Recorded data:
-----

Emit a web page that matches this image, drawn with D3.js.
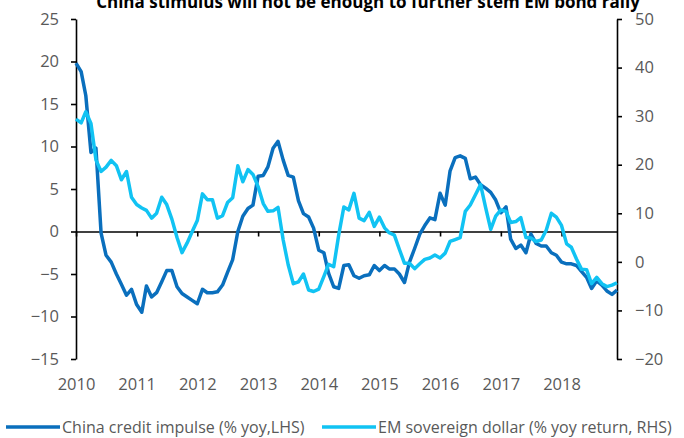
<!DOCTYPE html>
<meta charset="utf-8">
<script src="https://d3js.org/d3.v7.min.js"></script>
<style>
body { margin: 0; background: #fff; }
text { font-family: "Open Sans", sans-serif; }
.tick text { fill: #595959; font-size: 16.5px; }
</style>
<div id="chart"></div>
<script>

// monthly, Jan 2010 - Dec 2018
var startYear = 2010, nMonths = 108;

// China credit impulse (% yoy, LHS)
var creditImpulse = [
  19.8, 18.8, 16.0, 9.3, 9.8, -0.2, -2.8, -3.6, -5.0, -6.2, -7.5, -6.8,
  -8.6, -9.5, -6.4, -7.7, -7.2, -5.9, -4.6, -4.6, -6.5, -7.3, -7.7, -8.1,
  -8.5, -6.8, -7.2, -7.2, -7.1, -6.3, -4.8, -3.3, 0.0, 1.8, 2.7, 3.1,
  6.5, 6.6, 7.6, 9.8, 10.6, 8.4, 6.6, 6.4, 3.6, 2.1, 1.7, 0.4,
  -2.2, -2.5, -4.9, -6.5, -6.7, -4.0, -3.9, -5.2, -5.5, -5.2, -5.1, -4.0,
  -4.6, -4.0, -4.4, -4.4, -5.0, -6.0, -3.6, -2.0, -0.3, 0.7, 1.6, 1.4,
  4.5, 3.1, 7.1, 8.7, 8.9, 8.6, 6.2, 6.4, 5.5, 5.1, 4.6, 3.7,
  2.2, 2.9, -0.9, -2.0, -1.6, -2.5, -0.3, -1.4, -1.7, -1.7, -2.5, -2.8,
  -3.6, -3.8, -3.8, -4.0, -4.7, -5.4, -6.7, -5.8, -6.3, -7.0, -7.4, -6.9
];

// EM sovereign dollar (% yoy return, RHS)
var emSovereign = [
  29.4, 28.6, 30.9, 28.5, 21.0, 18.6, 19.5, 20.9, 19.8, 16.9, 18.6, 13.3,
  11.8, 11.1, 10.6, 9.0, 10.0, 13.3, 11.8, 8.8, 5.0, 1.9, 3.9, 6.2,
  8.5, 14.0, 12.8, 12.8, 9.0, 9.5, 12.2, 13.2, 19.8, 16.5, 19.0, 18.0,
  15.5, 12.0, 10.4, 10.5, 11.2, 4.5, -0.6, -4.5, -4.1, -2.5, -5.8, -6.1,
  -5.6, -3.0, -0.5, -1.0, 5.5, 11.3, 10.7, 14.1, 9.0, 8.5, 10.2, 7.3,
  9.2, 7.0, 6.0, 5.5, 2.6, -0.3, -0.3, -1.4, -0.4, 0.5, 0.8, 1.4,
  0.8, 1.8, 4.2, 4.6, 5.0, 10.4, 11.7, 13.8, 15.9, 11.2, 6.7, 9.4,
  10.7, 10.4, 8.1, 8.3, 9.1, 5.0, 4.9, 4.2, 4.5, 6.5, 10.0, 9.2,
  7.5, 3.7, 3.0, 0.6, -1.5, -1.6, -4.5, -3.2, -4.5, -5.1, -4.8, -4.3
];

var leftTicks = [-15, -10, -5, 0, 5, 10, 15, 20, 25];
var rightTicks = [-20, -10, 0, 10, 20, 30, 40, 50];

var title = "China stimulus will not be enough to further stem EM bond rally";
var seriesNames = ["China credit impulse (% yoy,LHS)", "EM sovereign dollar (% yoy return, RHS)"];
var colors = ["#0a6fbd", "#11c3f3"];

var width = 684, height = 438;
var plot = {left: 76, right: 617, top: 19, bottom: 359};

var dates = d3.range(nMonths).map(function(i) { return new Date(startYear, i, 1); });

var svg = d3.select("#chart")
  .append("svg")
    .attr("width", width)
    .attr("height", height);

var x = d3.scaleTime()
  .domain([dates[0], dates[nMonths - 1]])
  .range([plot.left, plot.right]);

var yL = d3.scaleLinear().domain([-15, 25]).range([plot.bottom, plot.top]);
var yR = d3.scaleLinear().domain([-20, 50]).range([plot.bottom, plot.top]);

// title (cut off at the top in the original)
svg.append("text")
  .attr("x", 368)
  .attr("y", 7.5)
  .attr("text-anchor", "middle")
  .style("font-weight", "bold")
  .style("font-size", "17px")
  .style("fill", "#000")
  .text(title);

// left axis
var gL = svg.append("g")
  .attr("transform", "translate(" + plot.left + ",0)")
  .call(d3.axisLeft(yL).tickValues(leftTicks).tickSize(5).tickSizeOuter(0).tickPadding(12));

// right axis
var gR = svg.append("g")
  .attr("transform", "translate(" + plot.right + ",0)")
  .call(d3.axisRight(yR).tickValues(rightTicks).tickSize(5).tickSizeOuter(0).tickPadding(13));

// x axis on the zero line, labels pushed down
var gX = svg.append("g")
  .attr("transform", "translate(0," + yL(0) + ")")
  .call(d3.axisBottom(x).ticks(d3.timeYear.every(1)).tickFormat(d3.timeFormat("%Y")).tickSize(5).tickSizeOuter(0));

gX.selectAll(".tick text")
  .attr("y", 384 - yL(0))
  .attr("dy", "0.35em");

[gL, gR, gX].forEach(function(g) {
  g.select(".domain").attr("stroke", "#000").attr("stroke-width", 1.6);
  g.selectAll(".tick line").attr("stroke", "#000").attr("stroke-width", 1.6);
});

// lines
var lineL = d3.line()
  .x(function(d, i) { return x(dates[i]); })
  .y(function(d) { return yL(d); });

var lineR = d3.line()
  .x(function(d, i) { return x(dates[i]); })
  .y(function(d) { return yR(d); });

svg.append("path")
  .datum(creditImpulse)
  .attr("fill", "none")
  .attr("stroke", colors[0])
  .attr("stroke-width", 3.5)
  .attr("stroke-linejoin", "round")
  .attr("d", lineL);

svg.append("path")
  .datum(emSovereign)
  .attr("fill", "none")
  .attr("stroke", colors[1])
  .attr("stroke-width", 3.5)
  .attr("stroke-linejoin", "round")
  .attr("d", lineR);

// legend
var legendItems = [
  {name: seriesNames[0], color: colors[0], x0: 6, x1: 60, tx: 62},
  {name: seriesNames[1], color: colors[1], x0: 322, x1: 376, tx: 378}
];

var legend = svg.append("g").attr("transform", "translate(0,427)");

legend.selectAll("line")
  .data(legendItems)
  .enter()
  .append("line")
    .attr("x1", function(d) { return d.x0; })
    .attr("x2", function(d) { return d.x1; })
    .attr("stroke", function(d) { return d.color; })
    .attr("stroke-width", 3.5);

legend.selectAll("text")
  .data(legendItems)
  .enter()
  .append("text")
    .attr("x", function(d) { return d.tx; })
    .attr("dy", "0.35em")
    .style("font-size", "16px")
    .style("fill", "#595959")
    .text(function(d) { return d.name; });

</script>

-----

Aim of the task:
Give all the lines above again, character for character, without pictures.

Response to this exercise:
Emit a web page that matches this image, drawn with D3.js.
<!DOCTYPE html>
<meta charset="utf-8">
<script src="https://d3js.org/d3.v7.min.js"></script>
<style>
body { margin: 0; background: #fff; }
text { font-family: "Open Sans", sans-serif; }
.tick text { fill: #595959; font-size: 16.5px; }
</style>
<div id="chart"></div>
<script>

// monthly, Jan 2010 - Dec 2018
var startYear = 2010, nMonths = 108;

// China credit impulse (% yoy, LHS)
var creditImpulse = [
  19.8, 18.8, 16.0, 9.3, 9.8, -0.2, -2.8, -3.6, -5.0, -6.2, -7.5, -6.8,
  -8.6, -9.5, -6.4, -7.7, -7.2, -5.9, -4.6, -4.6, -6.5, -7.3, -7.7, -8.1,
  -8.5, -6.8, -7.2, -7.2, -7.1, -6.3, -4.8, -3.3, 0.0, 1.8, 2.7, 3.1,
  6.5, 6.6, 7.6, 9.8, 10.6, 8.4, 6.6, 6.4, 3.6, 2.1, 1.7, 0.4,
  -2.2, -2.5, -4.9, -6.5, -6.7, -4.0, -3.9, -5.2, -5.5, -5.2, -5.1, -4.0,
  -4.6, -4.0, -4.4, -4.4, -5.0, -6.0, -3.6, -2.0, -0.3, 0.7, 1.6, 1.4,
  4.5, 3.1, 7.1, 8.7, 8.9, 8.6, 6.2, 6.4, 5.5, 5.1, 4.6, 3.7,
  2.2, 2.9, -0.9, -2.0, -1.6, -2.5, -0.3, -1.4, -1.7, -1.7, -2.5, -2.8,
  -3.6, -3.8, -3.8, -4.0, -4.7, -5.4, -6.7, -5.8, -6.3, -7.0, -7.4, -6.9
];

// EM sovereign dollar (% yoy return, RHS)
var emSovereign = [
  29.4, 28.6, 30.9, 28.5, 21.0, 18.6, 19.5, 20.9, 19.8, 16.9, 18.6, 13.3,
  11.8, 11.1, 10.6, 9.0, 10.0, 13.3, 11.8, 8.8, 5.0, 1.9, 3.9, 6.2,
  8.5, 14.0, 12.8, 12.8, 9.0, 9.5, 12.2, 13.2, 19.8, 16.5, 19.0, 18.0,
  15.5, 12.0, 10.4, 10.5, 11.2, 4.5, -0.6, -4.5, -4.1, -2.5, -5.8, -6.1,
  -5.6, -3.0, -0.5, -1.0, 5.5, 11.3, 10.7, 14.1, 9.0, 8.5, 10.2, 7.3,
  9.2, 7.0, 6.0, 5.5, 2.6, -0.3, -0.3, -1.4, -0.4, 0.5, 0.8, 1.4,
  0.8, 1.8, 4.2, 4.6, 5.0, 10.4, 11.7, 13.8, 15.9, 11.2, 6.7, 9.4,
  10.7, 10.4, 8.1, 8.3, 9.1, 5.0, 4.9, 4.2, 4.5, 6.5, 10.0, 9.2,
  7.5, 3.7, 3.0, 0.6, -1.5, -1.6, -4.5, -3.2, -4.5, -5.1, -4.8, -4.3
];

var leftTicks = [-15, -10, -5, 0, 5, 10, 15, 20, 25];
var rightTicks = [-20, -10, 0, 10, 20, 30, 40, 50];

var title = "China stimulus will not be enough to further stem EM bond rally";
var seriesNames = ["China credit impulse (% yoy,LHS)", "EM sovereign dollar (% yoy return, RHS)"];
var colors = ["#0a6fbd", "#11c3f3"];

var width = 684, height = 438;
var plot = {left: 76, right: 617, top: 19, bottom: 359};

var dates = d3.range(nMonths).map(function(i) { return new Date(startYear, i, 1); });

var svg = d3.select("#chart")
  .append("svg")
    .attr("width", width)
    .attr("height", height);

var x = d3.scaleTime()
  .domain([dates[0], dates[nMonths - 1]])
  .range([plot.left, plot.right]);

var yL = d3.scaleLinear().domain([-15, 25]).range([plot.bottom, plot.top]);
var yR = d3.scaleLinear().domain([-20, 50]).range([plot.bottom, plot.top]);

// title (cut off at the top in the original)
svg.append("text")
  .attr("x", 368)
  .attr("y", 7.5)
  .attr("text-anchor", "middle")
  .style("font-weight", "bold")
  .style("font-size", "17px")
  .style("fill", "#000")
  .text(title);

// left axis
var gL = svg.append("g")
  .attr("transform", "translate(" + plot.left + ",0)")
  .call(d3.axisLeft(yL).tickValues(leftTicks).tickSize(5).tickSizeOuter(0).tickPadding(12));

// right axis
var gR = svg.append("g")
  .attr("transform", "translate(" + plot.right + ",0)")
  .call(d3.axisRight(yR).tickValues(rightTicks).tickSize(5).tickSizeOuter(0).tickPadding(13));

// x axis on the zero line, labels pushed down
var gX = svg.append("g")
  .attr("transform", "translate(0," + yL(0) + ")")
  .call(d3.axisBottom(x).ticks(d3.timeYear.every(1)).tickFormat(d3.timeFormat("%Y")).tickSize(5).tickSizeOuter(0));

gX.selectAll(".tick text")
  .attr("y", 384 - yL(0))
  .attr("dy", "0.35em");

[gL, gR, gX].forEach(function(g) {
  g.select(".domain").attr("stroke", "#000").attr("stroke-width", 1.6);
  g.selectAll(".tick line").attr("stroke", "#000").attr("stroke-width", 1.6);
});

// lines
var lineL = d3.line()
  .x(function(d, i) { return x(dates[i]); })
  .y(function(d) { return yL(d); });

var lineR = d3.line()
  .x(function(d, i) { return x(dates[i]); })
  .y(function(d) { return yR(d); });

svg.append("path")
  .datum(creditImpulse)
  .attr("fill", "none")
  .attr("stroke", colors[0])
  .attr("stroke-width", 3.5)
  .attr("stroke-linejoin", "round")
  .attr("d", lineL);

svg.append("path")
  .datum(emSovereign)
  .attr("fill", "none")
  .attr("stroke", colors[1])
  .attr("stroke-width", 3.5)
  .attr("stroke-linejoin", "round")
  .attr("d", lineR);

// legend
var legendItems = [
  {name: seriesNames[0], color: colors[0], x0: 6, x1: 60, tx: 62},
  {name: seriesNames[1], color: colors[1], x0: 322, x1: 376, tx: 378}
];

var legend = svg.append("g").attr("transform", "translate(0,427)");

legend.selectAll("line")
  .data(legendItems)
  .enter()
  .append("line")
    .attr("x1", function(d) { return d.x0; })
    .attr("x2", function(d) { return d.x1; })
    .attr("stroke", function(d) { return d.color; })
    .attr("stroke-width", 3.5);

legend.selectAll("text")
  .data(legendItems)
  .enter()
  .append("text")
    .attr("x", function(d) { return d.tx; })
    .attr("dy", "0.35em")
    .style("font-size", "16px")
    .style("fill", "#595959")
    .text(function(d) { return d.name; });

</script>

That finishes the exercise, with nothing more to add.